Ingredients

The following ingredients have 24 Servings
  • 375 g all-purpose flour (3 cups) (sifted, plus more for dusting work area)
  • 1 tsp kosher salt
  • 3/4 cup lard (6 ounces, or use unsalted butter)
  • 2 tbsp achiote oil ((optional))
  • 1 egg yolk
  • 1/2 cup milk (warm)

Instruction

  • Add the flour and salt to a large bowl. Using your fingers, a pastry blender or food processor, cut in the lard, blending well. Add the achiote oil and blend again to mix it in thoroughly (See Notes 1 and 2).

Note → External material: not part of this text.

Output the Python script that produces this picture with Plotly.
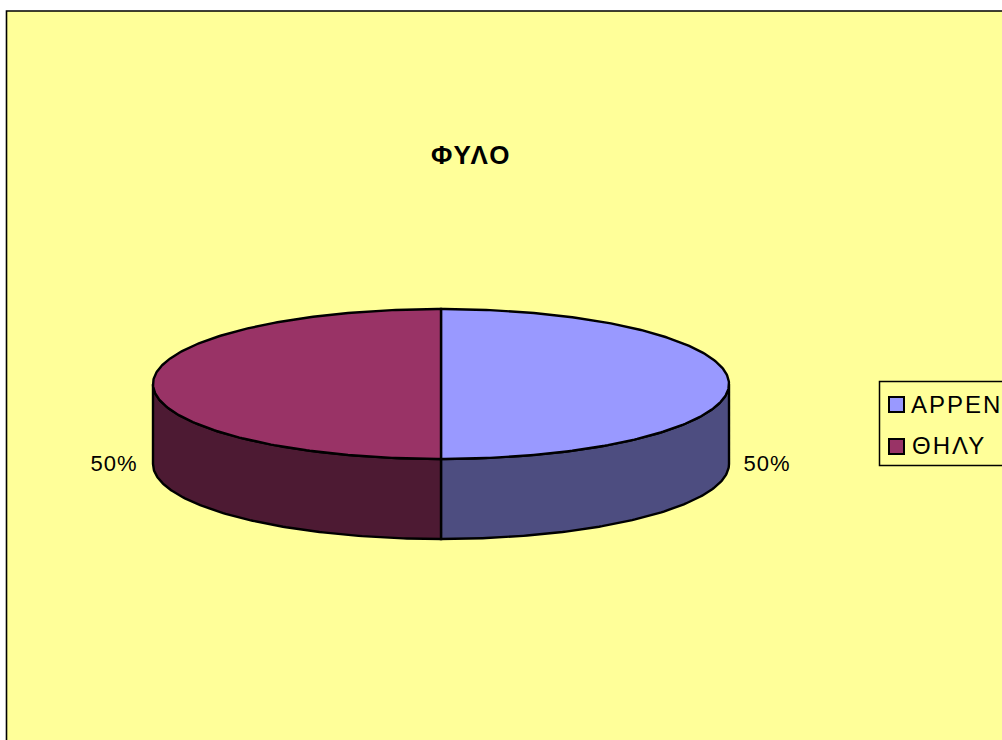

  • Add the egg yolk, then the milk in small amounts, blending until small dough clumps start to form. Continue until all milk has been used and dough comes together. Press dough into a ball, scraping up bits in bottom of bowl.

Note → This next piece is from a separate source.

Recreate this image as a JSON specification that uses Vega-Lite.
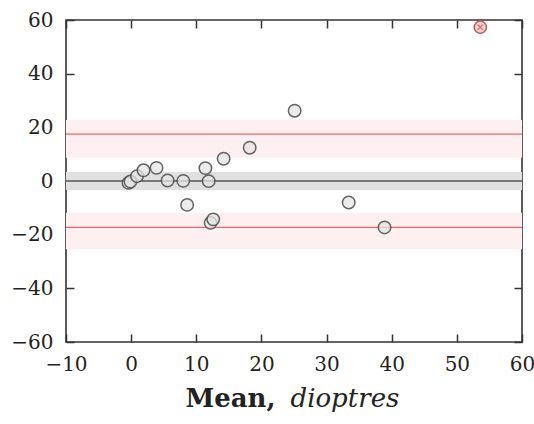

  • Cut empanada dough into 2 or 4 pieces, press to flatten slightly, then cover each with plastic wrap and chill in the refrigerator for 30 minutes (See Note 3). At this point, dough can also be frozen for later use.
  • On a lightly floured surface, roll the chilled dough into a thin sheet (1/8th of an inch thick). Use 4 or 6-inch round biscuit cutter or cutting side of an empanada press to cut out empanada discs. Gather and re-roll dough pieces as needed to make remaining empanada discs.